In response to the Senate July 29 replacing a House-passed Highway Trust Fund (HTF) stabilization bill with its own proposal to preserve federal highway and transit investment, the House of Representatives today voted 272 to 150 to essentially say “thanks, but no thanks.”  As a result, the legislation approved by the House July 15 to infuse the HTF with $10.8 billion to preserve existing levels of highway and public transportation investment though May 31, 2015, now heads back to the Senate.  The Senate proposal would have kept the trust fund and surface transportation programs operating until mid-December to try to encourage Congress to find a long-term HTF solution during the remainder of 2014.

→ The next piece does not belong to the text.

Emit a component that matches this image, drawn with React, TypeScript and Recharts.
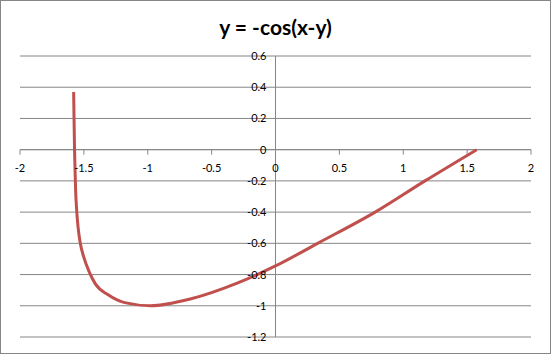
import {
  LineChart,
  Line,
  CartesianGrid,
  XAxis,
  YAxis,
  ReferenceLine,
} from "recharts";

// points
const xValues = [
  -1.58, -1.577, -1.575, -1.573, -1.57, -1.565, -1.557, -1.545, -1.528, -1.5,
  -1.46, -1.41, -1.31, -1.18, -0.98, -0.66, -0.3, 0, 0.33, 0.78, 1.17, 1.575,
];
const yValues = [
  0.37, 0.2, 0.1, 0, -0.1, -0.25, -0.38, -0.5, -0.6, -0.69,
  -0.78, -0.86, -0.93, -0.98, -1.0, -0.955, -0.855, -0.745, -0.6, -0.4, -0.2, 0,
];
const xTicks = [-2, -1.5, -1, -0.5, 0, 0.5, 1, 1.5, 2];
const yTicks = [-1.2, -1, -0.8, -0.6, -0.4, -0.2, 0, 0.2, 0.4, 0.6];
const title = "y = -cos(x-y)";

const data = xValues.map((x, i) => ({ x, y: yValues[i] }));

const W = 551;
const H = 354;
const margin = { top: 56, right: 20, bottom: 16, left: 19 };
const plotLeft = margin.left + 1;
const plotW = W - plotLeft - margin.right;
const plotH = H - margin.top - margin.bottom - 1;
const zeroX = plotLeft + (plotW * (0 - xTicks[0])) / (xTicks[xTicks.length - 1] - xTicks[0]);
const zeroY = margin.top + (plotH * yTicks[yTicks.length - 1]) / (yTicks[yTicks.length - 1] - yTicks[0]);

const grid = "#868686";
const font = "Lato, 'Open Sans', sans-serif";

const renderXTick = (props: any) => {
  const { x, payload } = props;
  return (
    <g>
      <line x1={x} x2={x} y1={zeroY} y2={zeroY + 5} stroke={grid} />
      <text x={x} y={zeroY + 22} textAnchor="middle" fontSize={11} fontFamily={font} fill="#000">
        {payload.value}
      </text>
    </g>
  );
};

const renderYTick = (props: any) => {
  const { y, payload } = props;
  return (
    <text x={zeroX - 9} y={y + 4} textAnchor="end" fontSize={11} fontFamily={font} fill="#000">
      {payload.value}
    </text>
  );
};

export default function App() {
  return (
    <div style={{ position: "absolute", left: 0, top: 0, width: W, height: H, background: "#fff" }}>
      <LineChart width={W} height={H} data={data} margin={margin}>
        <text x={W / 2} y={35} textAnchor="middle" fontSize={21} fontWeight="bold" fontFamily={font} fill="#000">
          {title}
        </text>
        <CartesianGrid vertical={false} stroke={grid} strokeWidth={1} />
        <XAxis
          type="number"
          dataKey="x"
          domain={[xTicks[0], xTicks[xTicks.length - 1]]}
          ticks={xTicks}
          height={1}
          axisLine={false}
          tickLine={false}
          tick={renderXTick}
          interval={0}
        />
        <YAxis
          type="number"
          domain={[yTicks[0], yTicks[yTicks.length - 1]]}
          ticks={yTicks}
          width={1}
          axisLine={false}
          tickLine={false}
          tick={renderYTick}
          interval={0}
        />
        <ReferenceLine x={0} stroke={grid} />
        <ReferenceLine y={0} stroke={grid} />
        <Line
          dataKey="y"
          type="monotone"
          stroke="#C0504D"
          strokeWidth={3}
          dot={false}
          isAnimationActive={false}
        />
      </LineChart>
      <div
        style={{
          position: "absolute",
          left: 0,
          top: 0,
          width: W,
          height: H,
          boxSizing: "border-box",
          border: `1px solid ${grid}`,
          pointerEvents: "none",
        }}
      />
    </div>
  );
}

The Senate HTF package was approved overwhelmingly earlier this week, but a technical error in the bill found after its passage left the measure $2 billion short of fully offsetting its transfers into the Highway Trust Fund.  This shortfall complicated efforts by some House Democrats to push the House to take up the Senate bill.  While the Senate corrected an $11 billion technical error in the House-passed HTF bill, House members claimed there was not enough time to fix the problem with the Senate measure.  House Republican leaders had insisted throughout the week they would not accept any changes to their HTF proposal from the Senate and the problem with the Senate bill certainly helped their rhetorical defense of this position.

The difference between the House July 15 and July 31 votes on the identical legislation is worth noting.  The HTF measure passed the House 367 to 55 on July 15 with support from 181 Republicans and 186 Democrats (45 Republicans and 10 Democrats opposed the bill).  The bill passed today with votes from 227 Republicans and 45 Democrats (2 Republicans and 148 Democrats opposed the bill).  The dynamic reflects frustration among Democrats over House Republican leaders not allowing the Senate measure to come up for a vote.  As a result, GOP leaders apparently convinced 43 Republicans who voted against the bill July 15 to change their vote today.

With Congress about to begin a five week recess until September 8 and the U.S. Department of Transportation stating that it would have to begin slowing down reimbursements in August for federal-aid highway projects already underway to preserve a positive balance in the HTF, the Senate is expected to pass the House HTF measure later today or tomorrow.

The last month of machinations in both chambers over the fifth temporary HTF patch in seven years clearly proves that preserving highway and transit investment with short-term budget gimmicks is becoming increasingly difficult.  ARTBA will continue to push members of both parties and chambers to devote the remaining five months of 2014 to developing a long-term trust fund solution.